The listing below holds pictures; exclude them. Return exactly the lines from the one with "Recreate this image" through the one with "Chart.register(...registerables);".

> _Records with drawing code_
Start

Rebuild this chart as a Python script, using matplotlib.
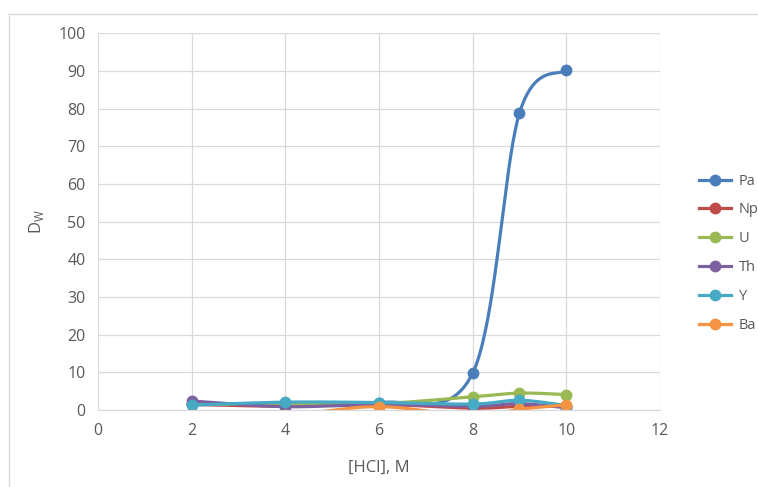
import numpy as np
import matplotlib
matplotlib.use("Agg")
import matplotlib.pyplot as plt
from matplotlib.lines import Line2D

plt.rcParams['font.family'] = ['Open Sans', 'DejaVu Sans']

# data (points below 0 are clipped by the axis in the original)
hcl = [2, 4, 6, 8, 9, 10]
pa = [1.5, 1.5, 1.9, 9.8, 78.8, 90.2]
np_ = [1.5, 1.0, 1.5, 0.5, 1.0, 1.0]
u = [1.5, 1.5, 1.7, 3.5, 4.5, 4.1]
th = [2.4, 0.9, 1.5, 1.0, 1.7, 0.6]
y_ = [1.3, 2.1, 2.0, 1.6, 2.6, 1.2]
ba = [-1.3, -1.3, 0.9, -1.6, 0.2, 1.4]

names = ["Pa", "Np", "U", "Th", "Y", "Ba"]
series = [pa, np_, u, th, y_, ba]
colors = ["#4A7EBB", "#BE4B48", "#98B954", "#7D60A0", "#46AAC5", "#F59343"]


def smooth(xs, ys, n=40):
    # Excel style smoothed line: catmull-rom through the points as bezier segments
    P = np.column_stack([xs, ys]).astype(float)
    out = []
    for i in range(len(P) - 1):
        p0 = P[i - 1] if i > 0 else P[i]
        p1 = P[i]
        p2 = P[i + 1]
        p3 = P[i + 2] if i + 2 < len(P) else P[i + 1]
        c1 = p1 + (p2 - p0) / 6
        c2 = p2 - (p3 - p1) / 6
        t = np.linspace(0, 1, n)[:, None]
        seg = (1 - t) ** 3 * p1 + 3 * (1 - t) ** 2 * t * c1 + 3 * (1 - t) * t ** 2 * c2 + t ** 3 * p2
        out.append(seg if i == 0 else seg[1:])
    out = np.vstack(out)
    return out[:, 0], out[:, 1]


fig = plt.figure(figsize=(7.58, 4.87), dpi=100)
ax = fig.add_axes([0.1293, 0.158, 0.7414, 0.774])

for name, vals, c in zip(names, series, colors):
    sx, sy = smooth(hcl, vals)
    ax.plot(sx, sy, color=c, lw=2.3, solid_capstyle='round')
    ax.plot(hcl, vals, 'o', color=c, ms=7.5, linestyle='none')

ax.set_xlim(0, 12)
ax.set_ylim(0, 100)
ax.set_xticks(range(0, 13, 2))
ax.set_yticks(range(0, 101, 10))
ax.grid(True, color="#D9D9D9", lw=0.9)
ax.set_axisbelow(True)
for s in ["top", "right", "left"]:
    ax.spines[s].set_visible(False)
ax.spines["bottom"].set_color("#D9D9D9")
ax.tick_params(length=0, colors="#595959", labelsize=11.5, pad=9)

ax.set_xlabel("[HCl], M", color="#595959", fontsize=12, labelpad=15)
ax.set_ylabel(r"D$_\mathregular{W}$", color="#595959", fontsize=12, labelpad=9)

# legend on the right
handles = [Line2D([], [], color=c, lw=2.3, marker='o', ms=7.5) for c in colors]
fig.legend(handles, names, loc="center left", bbox_to_anchor=(0.905, 0.48),
           frameon=False, fontsize=10.5, labelcolor="#595959",
           handlelength=2.2, handletextpad=0.5, labelspacing=0.95)

# chart area border
fig.add_artist(Line2D([9 / 758, 1], [1 - 14 / 487, 1 - 14 / 487], color="#D9D9D9", lw=1))
fig.add_artist(Line2D([9 / 758, 9 / 758], [0, 1 - 14 / 487], color="#D9D9D9", lw=1))

fig.savefig("out.png", dpi=100)
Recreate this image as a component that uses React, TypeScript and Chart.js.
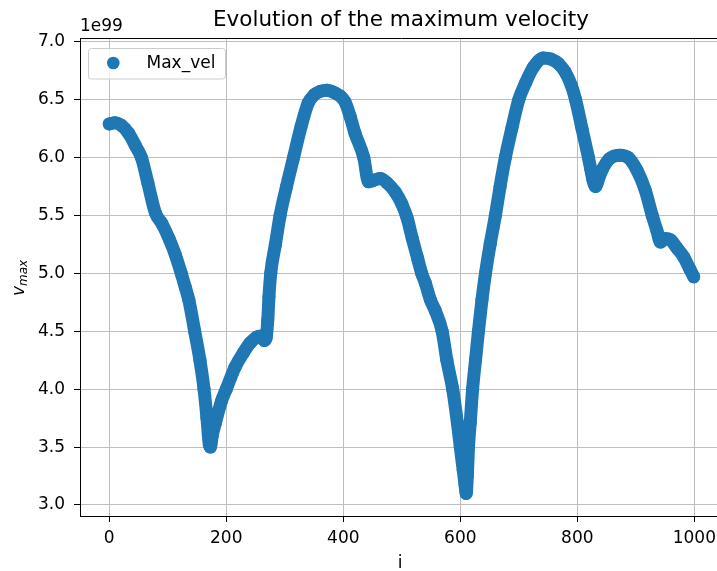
import React, { useEffect, useRef } from "react";
import { Chart, registerables } from "chart.js";

Chart.register(...registerables);

// Sample index i (x axis)
const indices = [
  0, 10, 20, 33, 45, 55, 66, 79, 90, 103, 113, 123, 130, 136, 146, 155, 162, 167, 171, 173,
  176, 181, 192, 200, 215, 230, 241, 252, 260, 265, 268, 271, 273, 276, 284, 292, 303, 315, 328, 340,
  350, 360, 372, 385, 395, 403, 412, 420, 435, 443, 450, 463, 475, 489, 500, 509, 518, 527, 534, 540,
  549, 557, 569, 577, 587, 595, 600, 605, 608, 610, 612, 614, 617, 621, 626, 631, 637, 643, 651, 660,
  668, 677, 688, 700, 712, 725, 742, 755, 768, 779, 790, 797, 808, 819, 823, 826, 831, 838, 842, 855,
  873, 887, 902, 916, 928, 936, 942, 950, 959, 970, 982, 992, 999,
];

// Max velocity, in units of 1e99
const maxVel = [
  6.29, 6.30, 6.28, 6.21, 6.10, 6.00, 5.78, 5.52, 5.43, 5.29, 5.16, 5.00, 4.88, 4.77, 4.50, 4.25, 4.00, 3.75, 3.52, 3.50,
  3.60, 3.70, 3.90, 4.00, 4.19, 4.32, 4.40, 4.45, 4.46, 4.42, 4.44, 4.60, 4.80, 5.00, 5.25, 5.50, 5.75, 6.00, 6.27, 6.47,
  6.54, 6.57, 6.58, 6.56, 6.53, 6.48, 6.35, 6.21, 6.00, 5.79, 5.80, 5.82, 5.78, 5.70, 5.60, 5.48, 5.30, 5.13, 5.00, 4.92,
  4.77, 4.68, 4.50, 4.25, 4.00, 3.71, 3.50, 3.30, 3.18, 3.10, 3.25, 3.50, 3.71, 4.00, 4.25, 4.50, 4.77, 5.00, 5.25, 5.50,
  5.75, 6.00, 6.25, 6.50, 6.65, 6.78, 6.86, 6.85, 6.81, 6.74, 6.62, 6.50, 6.25, 6.00, 5.90, 5.82, 5.75, 5.84, 5.89, 5.99,
  6.02, 6.00, 5.89, 5.72, 5.50, 5.37, 5.27, 5.30, 5.29, 5.22, 5.14, 5.04, 4.97,
];

const xTicks = [0, 200, 400, 600, 800, 1000];
const yTicks = [3.0, 3.5, 4.0, 4.5, 5.0, 5.5, 6.0, 6.5, 7.0];

const seriesLabel = "Max_vel";
const titleText = "Evolution of the maximum velocity";
const offsetText = "1e99";
const xLabel = "i";
const yLabelMain = "v";
const yLabelSub = "max";

const BLUE = "#1f77b4";
const FONT = "'DejaVu Sans', sans-serif";
const TICK_SIZE = 17;
const CANVAS_W = 730;
const CANVAS_H = 571;

const decorPlugin = {
  id: "decor",
  afterDraw(chart: any) {
    const ctx: CanvasRenderingContext2D = chart.ctx;
    const a = chart.chartArea;
    ctx.save();
    // top spine
    ctx.strokeStyle = "#000";
    ctx.lineWidth = 1;
    ctx.beginPath();
    ctx.moveTo(a.left, Math.round(a.top) + 0.5);
    ctx.lineTo(a.right, Math.round(a.top) + 0.5);
    ctx.stroke();

    // title
    ctx.fillStyle = "#000";
    ctx.font = `21.5px ${FONT}`;
    ctx.textAlign = "center";
    ctx.textBaseline = "alphabetic";
    ctx.fillText(titleText, 401, 26);

    // offset text
    ctx.font = `${TICK_SIZE}px ${FONT}`;
    ctx.textAlign = "left";
    ctx.fillText(offsetText, a.left, 31);

    // x label
    ctx.textAlign = "center";
    ctx.fillText(xLabel, 400, 568);

    // y label (v_max), rotated
    ctx.save();
    ctx.translate(24, 278);
    ctx.rotate(-Math.PI / 2);
    ctx.font = `italic ${TICK_SIZE}px ${FONT}`;
    const wMain = ctx.measureText(yLabelMain).width;
    ctx.font = `italic ${TICK_SIZE * 0.7}px ${FONT}`;
    const wSub = ctx.measureText(yLabelSub).width;
    const total = wMain + wSub;
    ctx.textAlign = "left";
    ctx.font = `italic ${TICK_SIZE}px ${FONT}`;
    ctx.fillText(yLabelMain, -total / 2, 0);
    ctx.font = `italic ${TICK_SIZE * 0.7}px ${FONT}`;
    ctx.fillText(yLabelSub, -total / 2 + wMain, 3);
    ctx.restore();

    // legend
    const bx = 88.5, by = 48.5, bw = 137, bh = 30.5;
    ctx.beginPath();
    (ctx as any).roundRect(bx, by, bw, bh, 3);
    ctx.fillStyle = "rgba(255,255,255,0.8)";
    ctx.fill();
    ctx.strokeStyle = "#cccccc";
    ctx.lineWidth = 1;
    ctx.stroke();
    ctx.beginPath();
    ctx.arc(113.3, 63, 6.3, 0, Math.PI * 2);
    ctx.fillStyle = BLUE;
    ctx.fill();
    ctx.fillStyle = "#000";
    ctx.font = `${TICK_SIZE}px ${FONT}`;
    ctx.textAlign = "left";
    ctx.textBaseline = "middle";
    ctx.fillText(seriesLabel, 146.5, 63.5);
    ctx.restore();
  },
};

export default function App() {
  const ref = useRef<HTMLCanvasElement | null>(null);

  useEffect(() => {
    if (!ref.current) return;
    const chart = new Chart(ref.current, {
      type: "scatter",
      data: {
        datasets: [
          {
            label: seriesLabel,
            data: indices.map((x, k) => ({ x, y: maxVel[k] })),
            showLine: true,
            borderColor: BLUE,
            borderWidth: 13,
            borderCapStyle: "round",
            borderJoinStyle: "round",
            cubicInterpolationMode: "monotone",
            pointRadius: 6.5,
            pointHoverRadius: 6.5,
            pointBackgroundColor: BLUE,
            pointBorderWidth: 0,
          } as any,
        ],
      },
      options: {
        responsive: false,
        animation: false,
        events: [],
        devicePixelRatio: 1,
        layout: { padding: { top: 38, left: 0, right: CANVAS_W - 723, bottom: 0 } },
        plugins: {
          legend: { display: false },
          title: { display: false },
          tooltip: { enabled: false },
        },
        scales: {
          x: {
            type: "linear",
            position: "bottom",
            min: -50,
            max: 1049,
            z: 1,
            afterBuildTicks: (s: any) => {
              s.ticks = xTicks.map((v) => ({ value: v }));
            },
            afterFit: (s: any) => {
              s.height = 55;
            },
            grid: {
              color: "#bdbdbd",
              lineWidth: 1,
              drawTicks: true,
              tickLength: 6,
              tickColor: "#000",
            },
            border: { color: "#000", width: 1 },
            ticks: {
              color: "#000",
              padding: 6,
              font: { family: FONT, size: TICK_SIZE },
              callback: (v: any) => String(v),
            },
          },
          y: {
            type: "linear",
            min: 2.905,
            max: 7.032,
            z: 1,
            afterBuildTicks: (s: any) => {
              s.ticks = yTicks.map((v) => ({ value: v }));
            },
            afterFit: (s: any) => {
              s.width = 80;
            },
            grid: {
              color: "#bdbdbd",
              lineWidth: 1,
              drawTicks: true,
              tickLength: 6,
              tickColor: "#000",
            },
            border: { color: "#000", width: 1 },
            ticks: {
              color: "#000",
              padding: 9,
              font: { family: FONT, size: TICK_SIZE },
              callback: (v: any) => Number(v).toFixed(1),
            },
          },
        },
      },
      plugins: [decorPlugin],
    });
    return () => chart.destroy();
  }, []);

  return (
    <div
      style={{
        position: "absolute",
        left: 0,
        top: 0,
        width: 717,
        height: CANVAS_H,
        overflow: "hidden",
        background: "#fff",
      }}
    >
      <canvas ref={ref} width={CANVAS_W} height={CANVAS_H} style={{ width: CANVAS_W, height: CANVAS_H, display: "block" }} />
    </div>
  );
}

End

> _COMPLETED EXERCISE_
Recreate this image as a component that uses React, TypeScript and Chart.js.
import React, { useEffect, useRef } from "react";
import { Chart, registerables } from "chart.js";

Chart.register(...registerables);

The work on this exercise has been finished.